> WRITTEN REQUEST: Could you retype the lines below, starting at the line holding "Write a Python" and stopping at the line holding "plt.rcParams['mathtext.bf'] = 'Liberation", inclusive? Copy them exactly and drop the images.

_____

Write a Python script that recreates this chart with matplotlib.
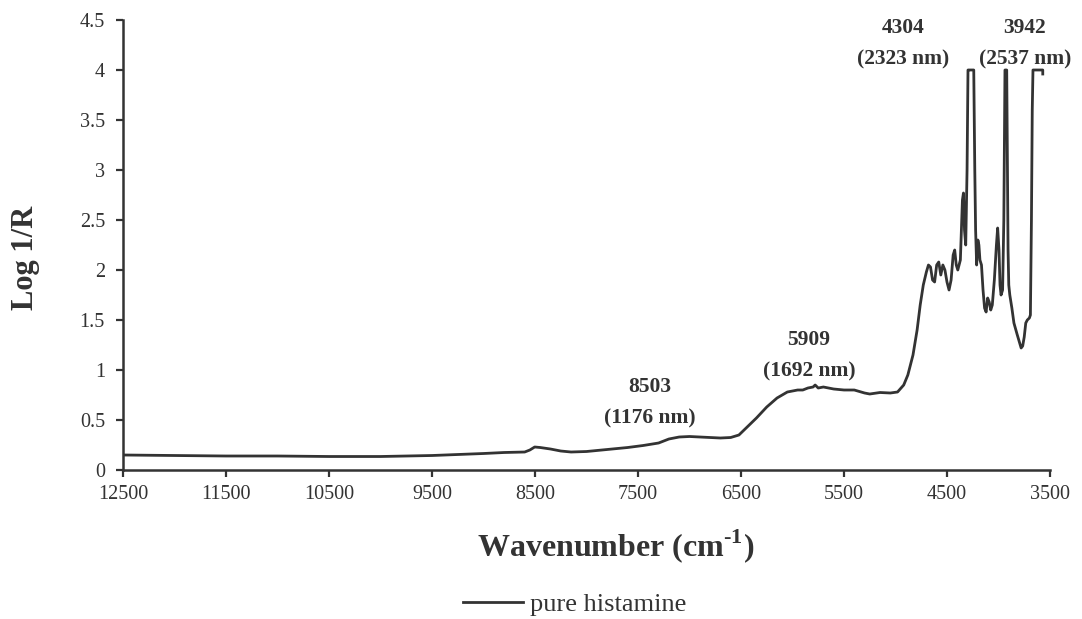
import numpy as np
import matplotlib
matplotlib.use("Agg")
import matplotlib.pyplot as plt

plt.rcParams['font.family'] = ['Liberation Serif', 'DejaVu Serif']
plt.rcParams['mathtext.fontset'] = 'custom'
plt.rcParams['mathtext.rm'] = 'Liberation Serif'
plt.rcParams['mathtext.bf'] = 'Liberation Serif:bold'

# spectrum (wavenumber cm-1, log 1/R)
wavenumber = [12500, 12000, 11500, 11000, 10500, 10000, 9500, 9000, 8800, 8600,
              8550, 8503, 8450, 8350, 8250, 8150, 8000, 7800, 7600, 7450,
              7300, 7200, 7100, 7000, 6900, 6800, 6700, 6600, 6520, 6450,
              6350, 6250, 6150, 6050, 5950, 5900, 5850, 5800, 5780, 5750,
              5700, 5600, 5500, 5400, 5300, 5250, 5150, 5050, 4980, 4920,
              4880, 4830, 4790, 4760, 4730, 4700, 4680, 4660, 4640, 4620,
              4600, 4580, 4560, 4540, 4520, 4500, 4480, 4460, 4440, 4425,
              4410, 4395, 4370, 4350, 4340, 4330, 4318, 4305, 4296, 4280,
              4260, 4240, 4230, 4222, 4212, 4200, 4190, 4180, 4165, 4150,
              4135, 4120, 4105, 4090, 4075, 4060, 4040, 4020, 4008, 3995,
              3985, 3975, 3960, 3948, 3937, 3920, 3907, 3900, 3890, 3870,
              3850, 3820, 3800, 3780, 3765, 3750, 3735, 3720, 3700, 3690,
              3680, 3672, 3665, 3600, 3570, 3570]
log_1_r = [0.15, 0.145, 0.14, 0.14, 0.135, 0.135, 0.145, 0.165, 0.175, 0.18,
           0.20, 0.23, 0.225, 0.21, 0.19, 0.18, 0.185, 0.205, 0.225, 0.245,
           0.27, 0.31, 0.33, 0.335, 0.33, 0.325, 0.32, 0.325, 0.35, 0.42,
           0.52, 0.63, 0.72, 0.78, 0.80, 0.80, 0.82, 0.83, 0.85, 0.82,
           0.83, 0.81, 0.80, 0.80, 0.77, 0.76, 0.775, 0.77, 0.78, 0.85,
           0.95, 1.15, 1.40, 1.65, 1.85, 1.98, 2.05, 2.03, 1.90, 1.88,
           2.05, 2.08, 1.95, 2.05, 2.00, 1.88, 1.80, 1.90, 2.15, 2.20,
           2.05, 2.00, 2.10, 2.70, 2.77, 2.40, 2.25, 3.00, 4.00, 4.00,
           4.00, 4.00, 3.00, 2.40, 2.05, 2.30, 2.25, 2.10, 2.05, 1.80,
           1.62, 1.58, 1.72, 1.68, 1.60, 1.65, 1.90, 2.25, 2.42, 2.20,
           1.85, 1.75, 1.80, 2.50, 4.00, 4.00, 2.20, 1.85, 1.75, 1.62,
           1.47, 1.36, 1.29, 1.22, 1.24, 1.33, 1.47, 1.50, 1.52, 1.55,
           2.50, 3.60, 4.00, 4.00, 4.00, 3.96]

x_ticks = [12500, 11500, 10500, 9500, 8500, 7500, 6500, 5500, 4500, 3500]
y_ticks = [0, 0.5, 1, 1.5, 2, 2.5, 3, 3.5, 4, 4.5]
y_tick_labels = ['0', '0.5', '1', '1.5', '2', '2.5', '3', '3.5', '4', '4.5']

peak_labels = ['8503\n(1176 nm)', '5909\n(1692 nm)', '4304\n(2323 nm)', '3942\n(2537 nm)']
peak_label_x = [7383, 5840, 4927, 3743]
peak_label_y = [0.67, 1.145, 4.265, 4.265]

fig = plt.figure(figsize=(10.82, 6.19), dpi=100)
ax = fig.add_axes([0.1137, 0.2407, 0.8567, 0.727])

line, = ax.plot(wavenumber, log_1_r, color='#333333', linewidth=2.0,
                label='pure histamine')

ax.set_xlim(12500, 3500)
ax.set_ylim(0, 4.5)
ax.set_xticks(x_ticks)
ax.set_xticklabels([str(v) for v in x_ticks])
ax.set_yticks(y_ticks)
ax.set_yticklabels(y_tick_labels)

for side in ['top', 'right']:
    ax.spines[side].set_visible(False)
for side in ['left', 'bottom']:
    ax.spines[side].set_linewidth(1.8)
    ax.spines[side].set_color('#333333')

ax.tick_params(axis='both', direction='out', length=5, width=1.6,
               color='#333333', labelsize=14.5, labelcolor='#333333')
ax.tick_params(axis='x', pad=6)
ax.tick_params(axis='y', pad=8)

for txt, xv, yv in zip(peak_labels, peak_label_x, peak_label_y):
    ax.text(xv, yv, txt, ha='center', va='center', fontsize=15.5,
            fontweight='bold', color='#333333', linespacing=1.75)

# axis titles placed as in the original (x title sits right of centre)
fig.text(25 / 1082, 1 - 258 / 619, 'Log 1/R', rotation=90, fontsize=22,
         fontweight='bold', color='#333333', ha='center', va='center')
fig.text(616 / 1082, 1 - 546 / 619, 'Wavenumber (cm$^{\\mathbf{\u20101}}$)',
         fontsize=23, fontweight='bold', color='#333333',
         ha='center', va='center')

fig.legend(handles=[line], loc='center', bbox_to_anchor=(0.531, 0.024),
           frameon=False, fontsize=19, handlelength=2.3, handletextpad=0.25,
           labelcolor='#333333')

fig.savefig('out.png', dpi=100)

_____

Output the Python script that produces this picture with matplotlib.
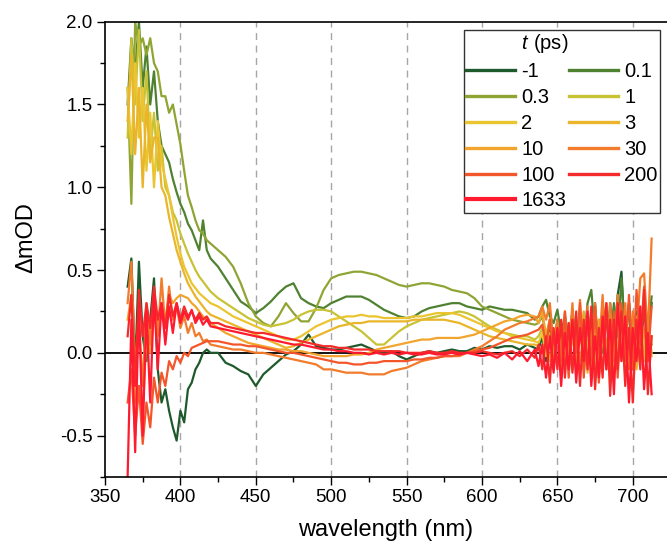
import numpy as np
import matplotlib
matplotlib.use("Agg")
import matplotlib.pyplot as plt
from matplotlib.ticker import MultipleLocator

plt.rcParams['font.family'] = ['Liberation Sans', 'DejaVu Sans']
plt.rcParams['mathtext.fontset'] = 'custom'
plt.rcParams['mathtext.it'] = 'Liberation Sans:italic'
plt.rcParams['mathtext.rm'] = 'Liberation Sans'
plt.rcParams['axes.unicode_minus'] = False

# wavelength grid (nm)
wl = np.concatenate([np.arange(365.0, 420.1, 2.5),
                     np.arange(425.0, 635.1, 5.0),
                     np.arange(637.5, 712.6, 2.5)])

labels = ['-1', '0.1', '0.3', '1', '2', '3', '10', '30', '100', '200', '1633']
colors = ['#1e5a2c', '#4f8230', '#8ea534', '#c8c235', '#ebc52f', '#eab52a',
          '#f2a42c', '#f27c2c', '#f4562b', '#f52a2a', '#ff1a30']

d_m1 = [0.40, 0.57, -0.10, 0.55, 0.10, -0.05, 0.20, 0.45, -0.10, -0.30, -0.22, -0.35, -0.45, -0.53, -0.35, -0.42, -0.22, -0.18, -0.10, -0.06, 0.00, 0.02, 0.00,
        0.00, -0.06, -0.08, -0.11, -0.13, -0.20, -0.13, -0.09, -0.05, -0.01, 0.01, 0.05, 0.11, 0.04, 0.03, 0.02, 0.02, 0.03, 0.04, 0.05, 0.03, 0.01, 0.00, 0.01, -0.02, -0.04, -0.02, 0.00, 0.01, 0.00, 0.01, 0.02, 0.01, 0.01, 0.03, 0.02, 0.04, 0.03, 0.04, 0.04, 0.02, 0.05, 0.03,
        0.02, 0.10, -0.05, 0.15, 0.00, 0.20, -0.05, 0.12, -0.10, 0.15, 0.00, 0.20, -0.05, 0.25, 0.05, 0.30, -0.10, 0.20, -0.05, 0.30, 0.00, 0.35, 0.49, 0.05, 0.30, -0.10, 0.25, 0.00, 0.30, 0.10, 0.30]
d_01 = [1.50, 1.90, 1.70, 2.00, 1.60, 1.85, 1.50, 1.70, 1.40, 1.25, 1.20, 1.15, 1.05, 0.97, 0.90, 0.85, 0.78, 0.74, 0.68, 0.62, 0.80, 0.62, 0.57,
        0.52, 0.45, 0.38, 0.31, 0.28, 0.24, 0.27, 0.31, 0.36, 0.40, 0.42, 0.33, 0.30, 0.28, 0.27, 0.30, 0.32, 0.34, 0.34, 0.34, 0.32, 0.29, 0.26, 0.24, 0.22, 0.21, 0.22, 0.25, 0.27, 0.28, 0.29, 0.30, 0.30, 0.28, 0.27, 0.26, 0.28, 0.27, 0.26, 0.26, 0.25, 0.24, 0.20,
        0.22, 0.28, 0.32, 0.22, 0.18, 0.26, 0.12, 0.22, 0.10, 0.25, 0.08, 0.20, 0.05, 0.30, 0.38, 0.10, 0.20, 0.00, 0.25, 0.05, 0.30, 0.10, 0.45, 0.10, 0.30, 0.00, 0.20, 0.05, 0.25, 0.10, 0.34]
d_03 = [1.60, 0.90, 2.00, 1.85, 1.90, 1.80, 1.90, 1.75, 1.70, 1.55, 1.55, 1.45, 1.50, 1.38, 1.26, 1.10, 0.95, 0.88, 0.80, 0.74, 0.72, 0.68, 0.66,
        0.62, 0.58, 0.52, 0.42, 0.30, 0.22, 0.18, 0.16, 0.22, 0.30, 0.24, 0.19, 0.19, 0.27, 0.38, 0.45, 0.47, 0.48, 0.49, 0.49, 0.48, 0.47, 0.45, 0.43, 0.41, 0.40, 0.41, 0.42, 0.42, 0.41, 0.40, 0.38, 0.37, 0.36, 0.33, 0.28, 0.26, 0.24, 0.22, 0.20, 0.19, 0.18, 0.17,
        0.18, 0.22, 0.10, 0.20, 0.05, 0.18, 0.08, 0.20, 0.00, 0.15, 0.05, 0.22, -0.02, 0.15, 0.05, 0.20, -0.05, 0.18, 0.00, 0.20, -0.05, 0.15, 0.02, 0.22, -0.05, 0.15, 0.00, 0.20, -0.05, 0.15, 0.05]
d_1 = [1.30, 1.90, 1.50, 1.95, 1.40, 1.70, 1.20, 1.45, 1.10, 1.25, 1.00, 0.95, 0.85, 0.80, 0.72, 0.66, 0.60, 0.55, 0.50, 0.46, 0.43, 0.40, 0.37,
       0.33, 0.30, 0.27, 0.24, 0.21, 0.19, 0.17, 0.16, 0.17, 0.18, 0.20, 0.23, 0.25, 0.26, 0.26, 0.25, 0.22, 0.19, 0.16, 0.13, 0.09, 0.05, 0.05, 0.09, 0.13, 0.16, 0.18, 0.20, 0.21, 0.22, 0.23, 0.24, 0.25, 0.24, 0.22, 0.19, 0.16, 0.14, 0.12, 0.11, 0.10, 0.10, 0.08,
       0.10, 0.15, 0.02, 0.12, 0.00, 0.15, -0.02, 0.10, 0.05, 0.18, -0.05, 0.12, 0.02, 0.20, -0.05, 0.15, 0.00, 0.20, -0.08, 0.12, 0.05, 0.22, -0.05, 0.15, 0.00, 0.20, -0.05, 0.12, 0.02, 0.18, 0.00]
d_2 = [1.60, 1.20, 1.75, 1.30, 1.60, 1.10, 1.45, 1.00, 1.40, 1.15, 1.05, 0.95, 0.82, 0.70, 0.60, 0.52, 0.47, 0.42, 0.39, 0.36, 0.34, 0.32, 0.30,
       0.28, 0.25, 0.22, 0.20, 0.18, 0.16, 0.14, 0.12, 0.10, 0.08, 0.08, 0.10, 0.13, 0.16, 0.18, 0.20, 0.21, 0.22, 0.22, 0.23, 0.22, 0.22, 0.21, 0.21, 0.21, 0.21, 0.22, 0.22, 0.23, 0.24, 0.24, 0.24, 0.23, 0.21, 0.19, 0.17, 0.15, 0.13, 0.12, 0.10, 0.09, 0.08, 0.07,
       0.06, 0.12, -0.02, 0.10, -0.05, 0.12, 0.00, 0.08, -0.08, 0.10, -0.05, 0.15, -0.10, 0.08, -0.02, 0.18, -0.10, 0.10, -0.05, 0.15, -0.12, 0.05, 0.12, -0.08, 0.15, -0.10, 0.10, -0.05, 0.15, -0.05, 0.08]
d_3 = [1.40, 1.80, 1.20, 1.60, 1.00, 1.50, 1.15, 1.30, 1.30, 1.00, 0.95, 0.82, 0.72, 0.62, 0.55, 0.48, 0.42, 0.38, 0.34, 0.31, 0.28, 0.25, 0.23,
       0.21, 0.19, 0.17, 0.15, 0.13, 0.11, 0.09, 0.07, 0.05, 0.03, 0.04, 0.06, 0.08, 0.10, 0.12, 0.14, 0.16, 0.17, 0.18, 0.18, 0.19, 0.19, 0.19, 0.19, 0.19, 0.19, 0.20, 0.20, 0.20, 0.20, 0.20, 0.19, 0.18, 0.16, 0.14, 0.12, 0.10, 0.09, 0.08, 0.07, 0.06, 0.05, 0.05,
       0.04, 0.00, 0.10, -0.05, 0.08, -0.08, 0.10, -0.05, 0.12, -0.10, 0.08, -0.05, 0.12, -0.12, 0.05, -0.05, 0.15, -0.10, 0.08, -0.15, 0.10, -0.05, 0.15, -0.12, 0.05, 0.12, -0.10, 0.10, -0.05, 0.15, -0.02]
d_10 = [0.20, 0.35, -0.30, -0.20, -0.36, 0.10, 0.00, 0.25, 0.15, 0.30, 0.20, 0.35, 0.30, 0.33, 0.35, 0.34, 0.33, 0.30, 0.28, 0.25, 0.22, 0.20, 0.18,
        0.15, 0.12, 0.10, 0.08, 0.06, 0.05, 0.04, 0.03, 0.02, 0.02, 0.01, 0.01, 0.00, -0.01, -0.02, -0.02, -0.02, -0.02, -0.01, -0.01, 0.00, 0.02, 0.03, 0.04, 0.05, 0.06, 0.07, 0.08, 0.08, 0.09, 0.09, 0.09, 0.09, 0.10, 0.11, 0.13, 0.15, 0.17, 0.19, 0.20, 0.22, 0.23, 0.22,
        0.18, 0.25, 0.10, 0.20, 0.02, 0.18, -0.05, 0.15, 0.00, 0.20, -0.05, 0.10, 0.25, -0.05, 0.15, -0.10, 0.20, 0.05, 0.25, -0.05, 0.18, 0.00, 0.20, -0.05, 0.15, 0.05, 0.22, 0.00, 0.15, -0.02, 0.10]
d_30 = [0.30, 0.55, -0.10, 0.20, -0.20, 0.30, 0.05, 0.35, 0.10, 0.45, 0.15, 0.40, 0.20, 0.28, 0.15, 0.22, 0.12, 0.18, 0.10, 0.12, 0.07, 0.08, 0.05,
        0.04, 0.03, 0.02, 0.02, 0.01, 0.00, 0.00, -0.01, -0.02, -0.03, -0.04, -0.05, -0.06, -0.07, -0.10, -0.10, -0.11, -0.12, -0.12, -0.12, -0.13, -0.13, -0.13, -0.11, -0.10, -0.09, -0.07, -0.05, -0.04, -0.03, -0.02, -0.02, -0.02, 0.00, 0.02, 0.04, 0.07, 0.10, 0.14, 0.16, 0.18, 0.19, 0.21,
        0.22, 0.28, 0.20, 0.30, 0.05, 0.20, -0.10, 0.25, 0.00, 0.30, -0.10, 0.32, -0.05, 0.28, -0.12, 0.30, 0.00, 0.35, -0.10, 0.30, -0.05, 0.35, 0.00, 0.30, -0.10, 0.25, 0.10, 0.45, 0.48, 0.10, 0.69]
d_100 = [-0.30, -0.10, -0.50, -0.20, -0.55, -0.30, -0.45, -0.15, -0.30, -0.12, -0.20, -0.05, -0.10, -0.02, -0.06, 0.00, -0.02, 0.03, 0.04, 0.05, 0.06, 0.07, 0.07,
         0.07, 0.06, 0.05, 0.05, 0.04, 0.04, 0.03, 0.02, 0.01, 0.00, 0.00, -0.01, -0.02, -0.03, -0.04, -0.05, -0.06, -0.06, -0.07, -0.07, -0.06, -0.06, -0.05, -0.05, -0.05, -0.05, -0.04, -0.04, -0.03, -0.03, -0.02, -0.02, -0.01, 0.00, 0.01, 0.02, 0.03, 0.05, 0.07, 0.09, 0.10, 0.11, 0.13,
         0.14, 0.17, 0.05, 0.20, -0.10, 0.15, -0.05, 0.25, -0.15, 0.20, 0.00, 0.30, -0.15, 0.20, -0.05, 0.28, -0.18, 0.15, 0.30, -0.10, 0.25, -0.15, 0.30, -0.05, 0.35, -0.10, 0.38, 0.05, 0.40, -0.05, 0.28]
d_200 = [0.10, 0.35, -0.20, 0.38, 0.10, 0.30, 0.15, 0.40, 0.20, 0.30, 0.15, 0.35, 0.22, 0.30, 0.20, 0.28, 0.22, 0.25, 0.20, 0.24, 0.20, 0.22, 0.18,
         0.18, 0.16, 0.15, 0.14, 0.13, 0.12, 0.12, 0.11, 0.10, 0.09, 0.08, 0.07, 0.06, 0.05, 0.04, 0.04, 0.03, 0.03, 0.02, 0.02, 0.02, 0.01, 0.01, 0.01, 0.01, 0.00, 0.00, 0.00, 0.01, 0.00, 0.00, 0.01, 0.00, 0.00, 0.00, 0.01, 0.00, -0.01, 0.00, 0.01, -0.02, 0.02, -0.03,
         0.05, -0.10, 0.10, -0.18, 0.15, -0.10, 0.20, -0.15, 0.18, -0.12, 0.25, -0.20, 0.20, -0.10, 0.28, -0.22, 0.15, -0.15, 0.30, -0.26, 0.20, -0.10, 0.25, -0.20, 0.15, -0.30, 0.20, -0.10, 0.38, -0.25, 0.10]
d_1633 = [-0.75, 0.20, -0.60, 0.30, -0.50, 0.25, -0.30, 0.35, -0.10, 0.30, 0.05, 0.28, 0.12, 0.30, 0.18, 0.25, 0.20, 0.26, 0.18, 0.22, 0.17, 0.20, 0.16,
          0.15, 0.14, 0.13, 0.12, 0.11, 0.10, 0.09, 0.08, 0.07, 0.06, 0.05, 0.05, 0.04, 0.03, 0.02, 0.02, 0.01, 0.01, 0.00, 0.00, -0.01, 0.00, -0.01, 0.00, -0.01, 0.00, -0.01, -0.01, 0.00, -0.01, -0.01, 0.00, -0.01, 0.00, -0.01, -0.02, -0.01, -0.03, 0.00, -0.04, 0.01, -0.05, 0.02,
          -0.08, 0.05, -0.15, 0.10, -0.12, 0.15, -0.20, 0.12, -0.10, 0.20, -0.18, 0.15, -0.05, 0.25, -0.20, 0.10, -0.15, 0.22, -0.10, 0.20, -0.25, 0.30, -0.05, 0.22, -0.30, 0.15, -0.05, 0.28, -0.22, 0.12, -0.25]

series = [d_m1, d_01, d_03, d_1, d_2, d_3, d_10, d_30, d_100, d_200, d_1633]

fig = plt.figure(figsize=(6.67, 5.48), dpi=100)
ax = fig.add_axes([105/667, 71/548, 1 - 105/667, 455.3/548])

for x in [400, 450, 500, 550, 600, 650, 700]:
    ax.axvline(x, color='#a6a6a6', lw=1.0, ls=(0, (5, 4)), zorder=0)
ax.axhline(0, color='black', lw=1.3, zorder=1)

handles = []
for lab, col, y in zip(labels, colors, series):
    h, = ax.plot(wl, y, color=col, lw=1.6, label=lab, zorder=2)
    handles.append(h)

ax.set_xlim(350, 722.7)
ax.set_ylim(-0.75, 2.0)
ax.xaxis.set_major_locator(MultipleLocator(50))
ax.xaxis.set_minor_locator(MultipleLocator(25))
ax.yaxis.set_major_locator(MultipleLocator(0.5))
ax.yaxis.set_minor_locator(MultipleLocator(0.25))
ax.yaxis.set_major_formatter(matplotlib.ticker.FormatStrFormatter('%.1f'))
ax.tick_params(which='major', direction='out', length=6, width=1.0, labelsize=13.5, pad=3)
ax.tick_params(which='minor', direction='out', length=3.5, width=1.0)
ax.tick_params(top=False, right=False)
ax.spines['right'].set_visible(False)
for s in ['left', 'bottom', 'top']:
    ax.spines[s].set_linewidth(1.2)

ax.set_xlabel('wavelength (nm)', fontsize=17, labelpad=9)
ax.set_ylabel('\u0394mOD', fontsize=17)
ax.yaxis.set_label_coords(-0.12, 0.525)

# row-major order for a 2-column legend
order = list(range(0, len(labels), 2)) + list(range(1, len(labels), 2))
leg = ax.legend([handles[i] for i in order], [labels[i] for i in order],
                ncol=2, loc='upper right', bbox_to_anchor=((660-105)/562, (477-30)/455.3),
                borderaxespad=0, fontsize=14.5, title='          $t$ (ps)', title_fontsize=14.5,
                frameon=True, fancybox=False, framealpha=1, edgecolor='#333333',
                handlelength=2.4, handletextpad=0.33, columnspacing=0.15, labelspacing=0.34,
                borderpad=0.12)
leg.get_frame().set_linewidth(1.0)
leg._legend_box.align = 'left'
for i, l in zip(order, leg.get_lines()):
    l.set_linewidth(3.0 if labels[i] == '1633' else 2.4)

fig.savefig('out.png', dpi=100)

_____

> WRITTEN RESPONSE:
Write a Python script that recreates this chart with matplotlib.
import numpy as np
import matplotlib
matplotlib.use("Agg")
import matplotlib.pyplot as plt

plt.rcParams['font.family'] = ['Liberation Serif', 'DejaVu Serif']
plt.rcParams['mathtext.fontset'] = 'custom'
plt.rcParams['mathtext.rm'] = 'Liberation Serif'
plt.rcParams['mathtext.bf'] = 'Liberation Serif:bold'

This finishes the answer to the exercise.